= Edmund Oldhall =

English-born cleric and judge

Edmund Oldhall (after 1390 - 1459) was an English-born cleric and judge in fifteenth-century Ireland. He was Bishop of Meath and acting Lord Chancellor of Ireland. He was a brother of the leading Yorkist statesman Sir William Oldhall.

He was the younger son of Sir Edmund Oldhall and Alice, daughter of Geoffrey de Fransham. The Oldhalls were substantial landowners in Norfolk, holding the manors of East Dereham, Bodney and Narford.

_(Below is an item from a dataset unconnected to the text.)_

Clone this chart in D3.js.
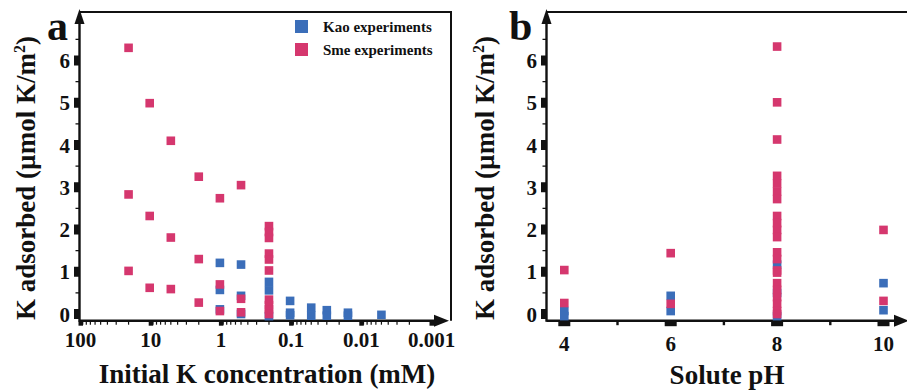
<!DOCTYPE html>
<html>
<head>
<meta charset="utf-8">
<script src="https://cdn.jsdelivr.net/npm/d3@7"></script>
<style>
  body { margin: 0; background: #fff; }
  text { font-family: "Liberation Serif", "Times New Roman", serif; font-weight: bold; fill: #111; }
</style>
</head>
<body>
<div id="main"></div>
<script>
// panel a : K adsorbed vs initial K concentration (mM)
var concKao = [1, 1, 1, 0.5, 0.5, 0.5, 0.2, 0.2, 0.2, 0.1, 0.1, 0.1, 0.05, 0.05, 0.03, 0.03, 0.015, 0.015, 0.005];
var kKao    = [1.21, 0.57, 0.11, 1.17, 0.43, 0.0, 0.76, 0.56, -0.05, 0.31, 0.03, -0.03, 0.15, -0.04, 0.09, -0.04, 0.03, -0.04, -0.02];
var concSme = [20, 20, 20, 10, 10, 10, 5, 5, 5, 2, 2, 2, 1, 1, 1, 0.5, 0.5, 0.5,
               0.2, 0.2, 0.2, 0.2, 0.2, 0.2, 0.2, 0.2, 0.2, 0.2];
var kSme    = [6.30, 2.83, 1.02, 4.99, 2.32, 0.62, 4.10, 1.81, 0.59, 3.25, 1.30, 0.27, 2.74, 0.70, 0.07, 3.05, 0.36, 0.04,
               2.08, 1.94, 1.80, 1.43, 1.29, 1.03, 0.34, 0.21, 0.11, 0.0];

// panel b : K adsorbed vs solute pH
var phKao  = [4, 4, 6, 6, 8, 8, 8, 10, 10];
var kKaoPH = [0.07, -0.05, 0.43, 0.07, 1.17, 0.50, -0.05, 0.73, 0.09];
var phSme  = [4, 4, 6, 6, 10, 10,
              8, 8, 8, 8, 8, 8, 8, 8, 8, 8, 8, 8, 8, 8, 8, 8, 8, 8, 8, 8, 8];
var kSmePH = [1.04, 0.26, 1.44, 0.24, 1.99, 0.31,
              6.33, 5.01, 4.13, 3.27, 3.09, 2.90, 2.72, 2.32, 2.15, 1.99, 1.82, 1.46, 1.30, 1.03, 0.98, 0.73, 0.57, 0.40, 0.24, 0.07, 0.0];

var yTicks = [0, 1, 2, 3, 4, 5, 6];
var concTicks = [100, 10, 1, 0.1, 0.01, 0.001];
var concTickLabels = ["100", "10", "1", "0.1", "0.01", "0.001"];
var phTicks = [4, 6, 8, 10];
var phMinor = [5, 7, 9];
var seriesNames = ["Kao experiments", "Sme experiments"];
var kaoColor = "#3b6eb9", smeColor = "#d5376e";

var W = 907, H = 390;
var topY = 12, axisY = 320.7, sq = 8.6;

var svg = d3.select("#main").append("svg").attr("width", W).attr("height", H);

var y = d3.scaleLinear().domain([0, 6]).range([314, 60.5]);

function yAxis(x0, labelX) {
   svg.append("line").attr("x1", x0).attr("x2", x0).attr("y1", topY + 4).attr("y2", axisY + 1)
      .attr("stroke", "#111").attr("stroke-width", 2.4);
   svg.append("path")
      .attr("d", "M" + x0 + "," + (topY - 3) + " L" + (x0 + 5) + "," + (topY + 12) + " L" + (x0 - 5) + "," + (topY + 12) + "Z")
      .attr("fill", "#111");
   svg.selectAll(null).data(yTicks).enter().append("rect")
      .attr("x", x0 - 5.5).attr("y", function(d) { return y(d) - 5; })
      .attr("width", 5).attr("height", 10).attr("fill", "#111");
   svg.selectAll(null).data(d3.range(0.5, 7, 1)).enter().append("line")
      .attr("x1", x0 - 4).attr("x2", x0).attr("y1", function(d) { return y(d); }).attr("y2", function(d) { return y(d); })
      .attr("stroke", "#111").attr("stroke-width", 1.3);
   svg.selectAll(null).data(yTicks).enter().append("text")
      .attr("x", labelX).attr("y", function(d) { return y(d) + 7.5; })
      .attr("text-anchor", "end").style("font-size", "21px")
      .text(function(d) { return d; });
}

function squares(xs, ys, xsc, color) {
   svg.selectAll(null).data(d3.range(xs.length)).enter().append("rect")
      .attr("x", function(i) { return xsc(xs[i]) - sq / 2; })
      .attr("y", function(i) { return y(ys[i]) - sq / 2; })
      .attr("width", sq).attr("height", sq).attr("fill", color);
}

function yTitle(xb) {
   var t = svg.append("text")
      .attr("transform", "translate(" + xb + ",178) rotate(-90)")
      .attr("text-anchor", "middle").style("font-size", "27px");
   t.append("tspan").text("K adsorbed (\u00b5mol K/m");
   t.append("tspan").attr("dy", -10).style("font-size", "16px").text("2");
   t.append("tspan").attr("dy", 10).text(")");
}

// ---------- panel a ----------
var xa0 = 79.5, xaEnd = 451;
var xa = d3.scaleLog().domain([100, 0.001]).range([xa0, 430.5]);

svg.append("polyline")
   .attr("points", xa0 + "," + topY + " " + xaEnd + "," + topY + " " + xaEnd + "," + axisY)
   .attr("fill", "none").attr("stroke", "#111").attr("stroke-width", 2);
svg.append("line").attr("x1", xa0).attr("x2", xaEnd - 8).attr("y1", axisY).attr("y2", axisY)
   .attr("stroke", "#111").attr("stroke-width", 2.4);
svg.append("path")
   .attr("d", "M" + (xaEnd - 2) + "," + axisY + " L" + (xaEnd - 17) + "," + (axisY - 6) + " L" + (xaEnd - 17) + "," + (axisY + 6) + "Z")
   .attr("fill", "#111");

var minorConc = [];
[10, 1, 0.1, 0.01, 0.001].forEach(function(dec) {
   for (var m = 2; m <= 9; m++) minorConc.push(dec * m);
});
svg.selectAll(null).data(minorConc).enter().append("line")
   .attr("x1", function(d) { return xa(d); }).attr("x2", function(d) { return xa(d); })
   .attr("y1", axisY).attr("y2", axisY + 4).attr("stroke", "#111").attr("stroke-width", 1.2);
svg.selectAll(null).data(concTicks).enter().append("rect")
   .attr("x", function(d) { return xa(d) - 1; }).attr("y", axisY)
   .attr("width", 4.5).attr("height", 5).attr("fill", "#111");
svg.selectAll(null).data(concTicks).enter().append("text")
   .attr("x", function(d) { return xa(d) + 1; }).attr("y", 347)
   .attr("text-anchor", "middle").style("font-size", "21px")
   .text(function(d, i) { return concTickLabels[i]; });

yAxis(xa0, 70);
squares(concKao, kKao, xa, kaoColor);
squares(concSme, kSme, xa, smeColor);

svg.append("text").attr("x", 267).attr("y", 383).attr("text-anchor", "middle")
   .style("font-size", "27px").text("Initial K concentration (mM)");
yTitle(35);
svg.append("text").attr("x", 47).attr("y", 40).style("font-size", "42px").text("a");

// legend
var legend = svg.append("g");
seriesNames.forEach(function(name, i) {
   legend.append("rect").attr("x", 295).attr("y", 20 + i * 23).attr("width", 13).attr("height", 13)
      .attr("fill", i == 0 ? kaoColor : smeColor);
   legend.append("text").attr("x", 323).attr("y", 31.5 + i * 23).style("font-size", "15px").text(name);
});

// ---------- panel b ----------
var xb0 = 546.5;
var xb = d3.scaleLinear().domain([4, 10]).range([564.3, 883.5]);

svg.append("line").attr("x1", xb0).attr("x2", W).attr("y1", topY).attr("y2", topY)
   .attr("stroke", "#111").attr("stroke-width", 2);
svg.append("line").attr("x1", xb0).attr("x2", W - 8).attr("y1", axisY).attr("y2", axisY)
   .attr("stroke", "#111").attr("stroke-width", 2.4);
svg.append("path")
   .attr("d", "M" + (W + 2) + "," + axisY + " L" + (W - 13) + "," + (axisY - 6) + " L" + (W - 13) + "," + (axisY + 6) + "Z")
   .attr("fill", "#111");
svg.selectAll(null).data(phTicks).enter().append("rect")
   .attr("x", function(d) { return xb(d) - 6; }).attr("y", axisY)
   .attr("width", 12).attr("height", 5.5).attr("fill", "#111");
svg.selectAll(null).data(phMinor).enter().append("rect")
   .attr("x", function(d) { return xb(d) - 1.2; }).attr("y", axisY)
   .attr("width", 2.4).attr("height", 4.5).attr("fill", "#111");
svg.selectAll(null).data(phTicks).enter().append("text")
   .attr("x", function(d) { return xb(d); }).attr("y", 351)
   .attr("text-anchor", "middle").style("font-size", "21px")
   .text(function(d) { return d; });

yAxis(xb0, 537);
squares(phKao, kKaoPH, xb, kaoColor);
squares(phSme, kSmePH, xb, smeColor);

svg.append("text").attr("x", 727).attr("y", 384).attr("text-anchor", "middle")
   .style("font-size", "27px").text("Solute pH");
yTitle(494);
svg.append("text").attr("x", 509).attr("y", 40).style("font-size", "42px").text("b");
</script>
</body>
</html>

Edmund entered the Carmelite order and purchased the office of Bishop of Meath in 1450. In 1451 Richard, Duke of York, the Lord Lieutenant of Ireland made his second son Edmund, Earl of Rutland, Lord Chancellor of Ireland. Since Edmund was only eight years old he was obviously obliged to act through a Deputy and the appointment was given to Bishop Oldhall, no doubt through the influence of his brother William, who was Speaker of the House of Commons and a key associate of the Duke of York. Edmund served as Deputy until 1454. The temporalities of the See were withheld from him for a time, but restored by Act of Parliament in 1455.

He died on 9 August 1459 at his official residence of Ardbraccan and was buried in St. Mary's Church nearby. An impressive monument was erected in his memory, but it was destroyed in the nineteenth century.